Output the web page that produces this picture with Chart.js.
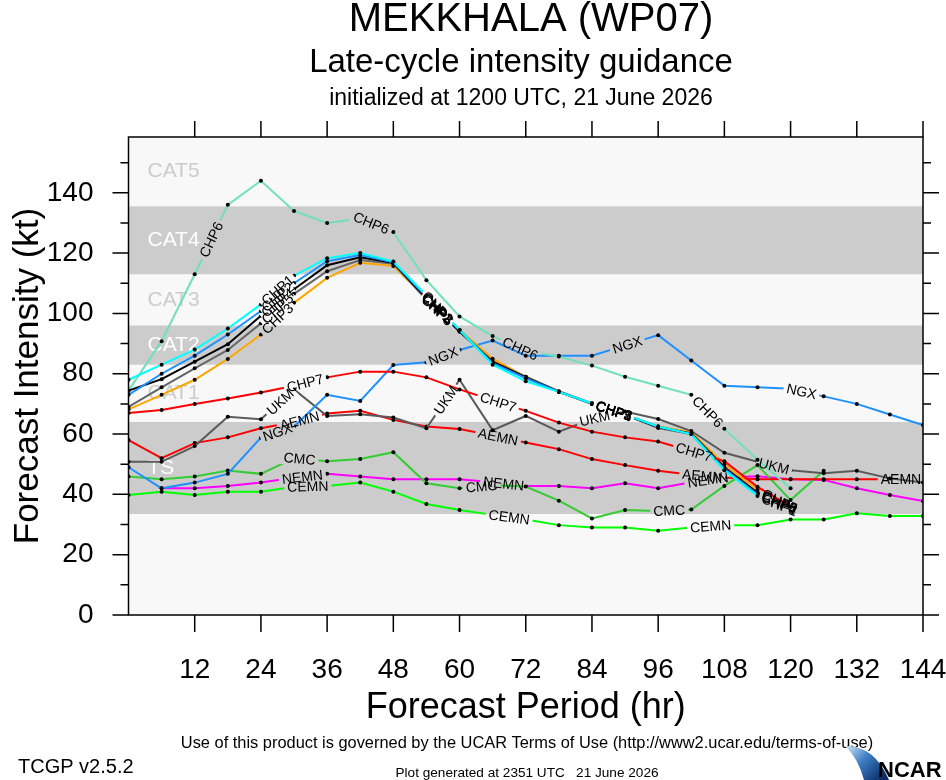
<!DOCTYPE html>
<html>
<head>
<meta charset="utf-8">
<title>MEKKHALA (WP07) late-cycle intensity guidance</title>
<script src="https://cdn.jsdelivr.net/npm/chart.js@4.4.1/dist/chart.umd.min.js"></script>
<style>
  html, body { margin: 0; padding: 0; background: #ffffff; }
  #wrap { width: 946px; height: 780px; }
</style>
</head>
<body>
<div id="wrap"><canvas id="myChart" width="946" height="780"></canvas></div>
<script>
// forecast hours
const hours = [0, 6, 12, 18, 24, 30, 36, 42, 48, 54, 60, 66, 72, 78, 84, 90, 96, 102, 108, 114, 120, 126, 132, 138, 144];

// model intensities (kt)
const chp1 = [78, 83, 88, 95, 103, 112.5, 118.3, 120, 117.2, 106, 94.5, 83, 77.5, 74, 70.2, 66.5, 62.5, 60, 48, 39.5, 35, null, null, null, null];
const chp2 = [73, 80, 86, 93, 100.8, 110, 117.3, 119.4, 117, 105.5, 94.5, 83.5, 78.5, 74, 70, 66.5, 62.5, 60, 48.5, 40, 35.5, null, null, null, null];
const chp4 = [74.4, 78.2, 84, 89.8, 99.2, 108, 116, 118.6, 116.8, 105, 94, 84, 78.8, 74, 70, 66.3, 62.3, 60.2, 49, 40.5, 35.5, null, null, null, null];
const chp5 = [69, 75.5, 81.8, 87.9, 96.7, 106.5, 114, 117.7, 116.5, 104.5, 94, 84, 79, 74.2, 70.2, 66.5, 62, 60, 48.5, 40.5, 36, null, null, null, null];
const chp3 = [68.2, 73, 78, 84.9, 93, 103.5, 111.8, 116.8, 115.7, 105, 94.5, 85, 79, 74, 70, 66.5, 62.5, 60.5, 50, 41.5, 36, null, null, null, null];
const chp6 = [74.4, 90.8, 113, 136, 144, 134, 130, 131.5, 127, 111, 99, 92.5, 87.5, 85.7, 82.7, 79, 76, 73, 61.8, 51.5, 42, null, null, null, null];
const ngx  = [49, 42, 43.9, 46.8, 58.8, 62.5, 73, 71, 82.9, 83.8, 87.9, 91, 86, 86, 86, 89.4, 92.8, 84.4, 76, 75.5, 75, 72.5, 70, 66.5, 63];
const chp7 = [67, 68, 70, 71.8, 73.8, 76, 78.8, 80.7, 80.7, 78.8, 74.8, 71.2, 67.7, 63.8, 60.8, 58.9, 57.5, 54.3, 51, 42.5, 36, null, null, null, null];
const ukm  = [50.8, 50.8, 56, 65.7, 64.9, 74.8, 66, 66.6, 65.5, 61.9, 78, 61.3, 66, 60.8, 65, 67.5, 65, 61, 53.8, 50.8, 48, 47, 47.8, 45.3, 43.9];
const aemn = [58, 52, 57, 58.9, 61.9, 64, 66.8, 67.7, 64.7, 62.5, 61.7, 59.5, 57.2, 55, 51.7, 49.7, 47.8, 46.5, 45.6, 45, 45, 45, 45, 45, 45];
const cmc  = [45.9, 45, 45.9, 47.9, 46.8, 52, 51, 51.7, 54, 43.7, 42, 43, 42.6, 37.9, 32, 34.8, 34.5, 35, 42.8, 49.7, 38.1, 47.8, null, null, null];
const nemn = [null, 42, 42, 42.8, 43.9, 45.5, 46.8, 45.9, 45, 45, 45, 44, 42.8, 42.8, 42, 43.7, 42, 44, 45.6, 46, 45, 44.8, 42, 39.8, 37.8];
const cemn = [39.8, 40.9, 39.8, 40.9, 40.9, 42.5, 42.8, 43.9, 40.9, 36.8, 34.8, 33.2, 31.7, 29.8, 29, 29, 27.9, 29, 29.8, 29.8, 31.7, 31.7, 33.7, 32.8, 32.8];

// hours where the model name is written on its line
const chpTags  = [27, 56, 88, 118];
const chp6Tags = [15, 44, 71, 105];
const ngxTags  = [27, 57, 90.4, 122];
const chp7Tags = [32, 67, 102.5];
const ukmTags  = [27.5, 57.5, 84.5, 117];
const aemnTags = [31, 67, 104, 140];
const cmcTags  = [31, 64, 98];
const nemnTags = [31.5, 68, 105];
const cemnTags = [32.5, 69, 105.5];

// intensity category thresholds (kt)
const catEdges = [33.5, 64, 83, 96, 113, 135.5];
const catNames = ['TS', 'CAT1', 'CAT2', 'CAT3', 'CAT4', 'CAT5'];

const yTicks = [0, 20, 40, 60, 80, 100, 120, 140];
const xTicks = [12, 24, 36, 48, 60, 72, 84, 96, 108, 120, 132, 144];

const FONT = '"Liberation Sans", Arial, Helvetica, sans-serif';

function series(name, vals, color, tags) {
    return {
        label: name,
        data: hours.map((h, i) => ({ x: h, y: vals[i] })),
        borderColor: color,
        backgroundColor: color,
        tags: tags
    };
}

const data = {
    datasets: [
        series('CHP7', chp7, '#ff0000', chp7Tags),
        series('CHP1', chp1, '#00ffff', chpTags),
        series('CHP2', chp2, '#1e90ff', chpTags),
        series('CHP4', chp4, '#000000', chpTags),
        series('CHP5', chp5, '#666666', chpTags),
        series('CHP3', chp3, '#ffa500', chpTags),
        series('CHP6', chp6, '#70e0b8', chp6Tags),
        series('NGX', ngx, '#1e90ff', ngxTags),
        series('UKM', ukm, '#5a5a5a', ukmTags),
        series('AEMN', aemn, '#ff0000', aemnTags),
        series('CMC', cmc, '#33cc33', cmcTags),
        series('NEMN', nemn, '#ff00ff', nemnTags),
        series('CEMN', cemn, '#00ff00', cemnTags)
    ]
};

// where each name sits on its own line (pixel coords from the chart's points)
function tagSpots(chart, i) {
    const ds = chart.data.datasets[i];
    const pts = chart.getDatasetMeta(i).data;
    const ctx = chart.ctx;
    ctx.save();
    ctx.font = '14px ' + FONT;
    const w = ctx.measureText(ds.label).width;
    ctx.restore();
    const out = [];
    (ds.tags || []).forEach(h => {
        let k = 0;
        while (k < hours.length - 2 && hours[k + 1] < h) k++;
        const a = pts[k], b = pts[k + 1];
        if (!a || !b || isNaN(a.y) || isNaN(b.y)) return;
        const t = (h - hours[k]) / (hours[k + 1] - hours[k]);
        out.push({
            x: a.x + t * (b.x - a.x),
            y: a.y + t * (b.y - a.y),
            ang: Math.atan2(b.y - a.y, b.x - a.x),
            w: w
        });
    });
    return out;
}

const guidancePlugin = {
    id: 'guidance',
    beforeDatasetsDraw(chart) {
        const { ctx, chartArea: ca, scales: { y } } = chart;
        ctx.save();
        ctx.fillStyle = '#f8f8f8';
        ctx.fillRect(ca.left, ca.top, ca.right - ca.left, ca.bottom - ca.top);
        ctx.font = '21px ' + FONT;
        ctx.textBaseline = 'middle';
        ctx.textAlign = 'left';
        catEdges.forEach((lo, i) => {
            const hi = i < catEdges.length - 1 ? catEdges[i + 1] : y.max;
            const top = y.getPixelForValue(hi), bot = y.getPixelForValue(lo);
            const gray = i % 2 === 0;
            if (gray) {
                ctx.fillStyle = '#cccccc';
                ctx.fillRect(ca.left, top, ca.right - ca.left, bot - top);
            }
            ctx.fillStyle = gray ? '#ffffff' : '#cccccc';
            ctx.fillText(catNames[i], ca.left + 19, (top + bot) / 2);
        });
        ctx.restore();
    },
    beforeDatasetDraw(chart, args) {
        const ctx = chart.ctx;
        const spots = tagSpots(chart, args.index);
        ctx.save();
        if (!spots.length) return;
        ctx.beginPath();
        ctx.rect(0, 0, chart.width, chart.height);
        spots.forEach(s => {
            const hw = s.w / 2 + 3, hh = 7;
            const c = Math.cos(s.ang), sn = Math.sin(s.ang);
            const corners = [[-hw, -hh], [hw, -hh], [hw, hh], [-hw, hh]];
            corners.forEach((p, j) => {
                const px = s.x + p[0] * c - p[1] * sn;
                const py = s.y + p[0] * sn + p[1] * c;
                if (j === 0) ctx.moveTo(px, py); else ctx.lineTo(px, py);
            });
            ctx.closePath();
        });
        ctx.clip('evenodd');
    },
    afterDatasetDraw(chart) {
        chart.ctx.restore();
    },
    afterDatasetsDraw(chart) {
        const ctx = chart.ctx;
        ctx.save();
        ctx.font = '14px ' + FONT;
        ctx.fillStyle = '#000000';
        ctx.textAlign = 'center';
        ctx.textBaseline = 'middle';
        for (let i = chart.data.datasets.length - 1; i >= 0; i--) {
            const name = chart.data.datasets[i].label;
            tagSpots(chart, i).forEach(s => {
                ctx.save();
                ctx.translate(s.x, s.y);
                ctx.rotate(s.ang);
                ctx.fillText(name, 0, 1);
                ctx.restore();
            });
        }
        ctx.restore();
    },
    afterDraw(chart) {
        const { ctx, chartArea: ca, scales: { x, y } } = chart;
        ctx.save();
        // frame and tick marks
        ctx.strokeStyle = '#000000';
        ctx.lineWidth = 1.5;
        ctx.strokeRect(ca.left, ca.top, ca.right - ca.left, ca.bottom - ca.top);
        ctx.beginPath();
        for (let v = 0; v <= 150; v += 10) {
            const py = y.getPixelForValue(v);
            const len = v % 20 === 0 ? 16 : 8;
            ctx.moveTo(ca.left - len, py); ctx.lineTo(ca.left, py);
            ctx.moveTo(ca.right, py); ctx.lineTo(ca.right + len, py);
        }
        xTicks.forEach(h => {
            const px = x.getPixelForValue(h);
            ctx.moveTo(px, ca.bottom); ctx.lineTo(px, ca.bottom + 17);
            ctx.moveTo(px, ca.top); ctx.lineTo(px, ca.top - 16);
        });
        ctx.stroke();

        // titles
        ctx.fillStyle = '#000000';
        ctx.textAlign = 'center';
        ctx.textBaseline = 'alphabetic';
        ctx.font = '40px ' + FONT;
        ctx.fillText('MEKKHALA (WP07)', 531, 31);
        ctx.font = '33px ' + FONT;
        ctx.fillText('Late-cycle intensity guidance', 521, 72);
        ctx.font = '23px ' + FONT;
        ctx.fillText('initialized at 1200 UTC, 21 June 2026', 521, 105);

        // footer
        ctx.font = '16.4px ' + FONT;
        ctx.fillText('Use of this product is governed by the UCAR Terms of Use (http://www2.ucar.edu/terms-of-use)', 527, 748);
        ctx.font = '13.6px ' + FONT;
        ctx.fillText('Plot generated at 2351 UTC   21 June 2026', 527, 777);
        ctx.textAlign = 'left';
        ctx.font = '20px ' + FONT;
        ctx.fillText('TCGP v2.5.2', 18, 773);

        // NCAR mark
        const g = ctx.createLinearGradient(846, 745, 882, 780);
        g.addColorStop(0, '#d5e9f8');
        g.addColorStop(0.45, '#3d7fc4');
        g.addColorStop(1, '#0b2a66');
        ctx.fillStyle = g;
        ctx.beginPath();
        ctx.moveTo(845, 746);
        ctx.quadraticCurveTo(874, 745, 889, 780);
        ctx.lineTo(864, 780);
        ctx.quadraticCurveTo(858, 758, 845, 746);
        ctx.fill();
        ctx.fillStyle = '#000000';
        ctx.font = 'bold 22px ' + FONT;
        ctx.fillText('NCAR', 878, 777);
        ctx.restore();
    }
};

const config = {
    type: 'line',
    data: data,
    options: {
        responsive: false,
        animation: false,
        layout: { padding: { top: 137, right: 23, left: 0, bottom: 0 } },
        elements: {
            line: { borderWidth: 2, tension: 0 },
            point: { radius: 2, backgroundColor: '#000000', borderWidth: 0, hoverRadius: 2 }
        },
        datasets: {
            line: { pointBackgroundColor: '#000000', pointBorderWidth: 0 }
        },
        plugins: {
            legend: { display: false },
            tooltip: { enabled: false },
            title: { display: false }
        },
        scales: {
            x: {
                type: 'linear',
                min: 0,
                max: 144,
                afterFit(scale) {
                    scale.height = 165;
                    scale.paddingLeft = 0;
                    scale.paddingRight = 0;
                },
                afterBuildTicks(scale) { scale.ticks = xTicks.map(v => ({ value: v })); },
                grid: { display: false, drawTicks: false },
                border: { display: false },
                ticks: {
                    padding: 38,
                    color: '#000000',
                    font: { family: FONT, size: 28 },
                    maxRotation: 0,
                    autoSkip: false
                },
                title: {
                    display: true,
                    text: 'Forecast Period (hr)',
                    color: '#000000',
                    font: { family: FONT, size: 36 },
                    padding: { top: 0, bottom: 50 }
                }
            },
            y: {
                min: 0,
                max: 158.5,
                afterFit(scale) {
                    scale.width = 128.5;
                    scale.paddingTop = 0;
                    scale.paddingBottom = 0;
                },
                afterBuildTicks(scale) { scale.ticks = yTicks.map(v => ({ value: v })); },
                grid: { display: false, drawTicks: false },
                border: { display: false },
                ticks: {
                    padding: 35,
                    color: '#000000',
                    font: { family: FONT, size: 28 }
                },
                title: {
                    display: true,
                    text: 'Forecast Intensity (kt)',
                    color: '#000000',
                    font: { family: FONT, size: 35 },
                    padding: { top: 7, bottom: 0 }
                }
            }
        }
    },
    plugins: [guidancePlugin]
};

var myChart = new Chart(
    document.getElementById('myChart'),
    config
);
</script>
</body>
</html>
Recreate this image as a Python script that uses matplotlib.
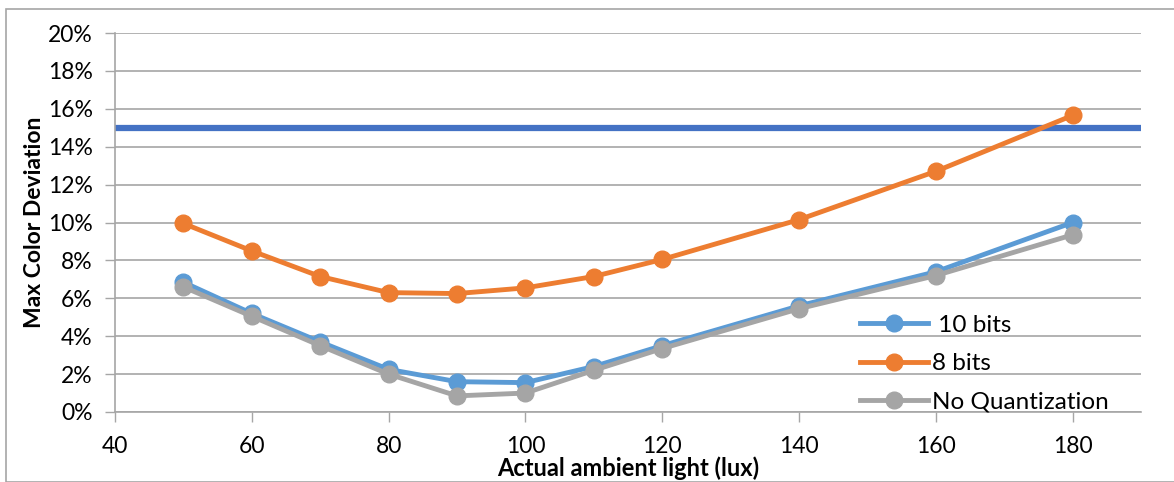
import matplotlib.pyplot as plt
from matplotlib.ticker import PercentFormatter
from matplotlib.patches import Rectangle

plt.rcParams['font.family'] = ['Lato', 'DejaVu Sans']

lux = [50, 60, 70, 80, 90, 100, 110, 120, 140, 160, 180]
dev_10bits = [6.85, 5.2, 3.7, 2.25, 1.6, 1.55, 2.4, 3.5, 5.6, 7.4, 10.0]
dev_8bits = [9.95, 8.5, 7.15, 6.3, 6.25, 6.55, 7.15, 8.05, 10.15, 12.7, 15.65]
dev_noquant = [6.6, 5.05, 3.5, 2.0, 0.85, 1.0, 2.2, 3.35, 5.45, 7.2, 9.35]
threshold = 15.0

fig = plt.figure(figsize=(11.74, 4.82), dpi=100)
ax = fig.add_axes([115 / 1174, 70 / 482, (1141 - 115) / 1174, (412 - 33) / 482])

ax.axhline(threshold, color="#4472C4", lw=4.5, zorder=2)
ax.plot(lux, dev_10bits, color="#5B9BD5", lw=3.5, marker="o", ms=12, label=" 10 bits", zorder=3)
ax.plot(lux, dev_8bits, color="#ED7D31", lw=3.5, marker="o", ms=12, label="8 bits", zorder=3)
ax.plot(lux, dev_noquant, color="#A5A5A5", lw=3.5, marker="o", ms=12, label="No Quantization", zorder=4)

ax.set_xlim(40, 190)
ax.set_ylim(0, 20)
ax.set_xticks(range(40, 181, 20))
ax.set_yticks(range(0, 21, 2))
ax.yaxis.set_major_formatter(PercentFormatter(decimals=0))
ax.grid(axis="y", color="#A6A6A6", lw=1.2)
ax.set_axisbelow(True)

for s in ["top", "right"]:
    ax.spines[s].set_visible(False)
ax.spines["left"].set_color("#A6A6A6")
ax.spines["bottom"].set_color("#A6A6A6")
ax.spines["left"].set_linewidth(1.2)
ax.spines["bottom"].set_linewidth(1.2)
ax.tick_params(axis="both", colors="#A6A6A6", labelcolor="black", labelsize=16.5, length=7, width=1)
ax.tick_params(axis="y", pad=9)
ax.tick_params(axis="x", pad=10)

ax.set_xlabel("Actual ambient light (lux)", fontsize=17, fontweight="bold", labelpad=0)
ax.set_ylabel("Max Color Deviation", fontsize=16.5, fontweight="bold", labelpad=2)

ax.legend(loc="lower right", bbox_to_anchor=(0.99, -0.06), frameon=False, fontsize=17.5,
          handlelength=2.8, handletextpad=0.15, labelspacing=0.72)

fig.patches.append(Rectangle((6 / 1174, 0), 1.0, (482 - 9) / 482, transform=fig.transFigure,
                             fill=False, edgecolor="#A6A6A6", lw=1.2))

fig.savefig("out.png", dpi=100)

*WHAT THE TASK ASKS*
From the entries above, list each line with "script" in it.

*RESULT OF THIS TASK*
<script src="https://cdn.jsdelivr.net/npm/chart.js@4.4.1/dist/chart.umd.min.js"></script>
<script>
</script>
Recreate this image as a Python script that uses matplotlib.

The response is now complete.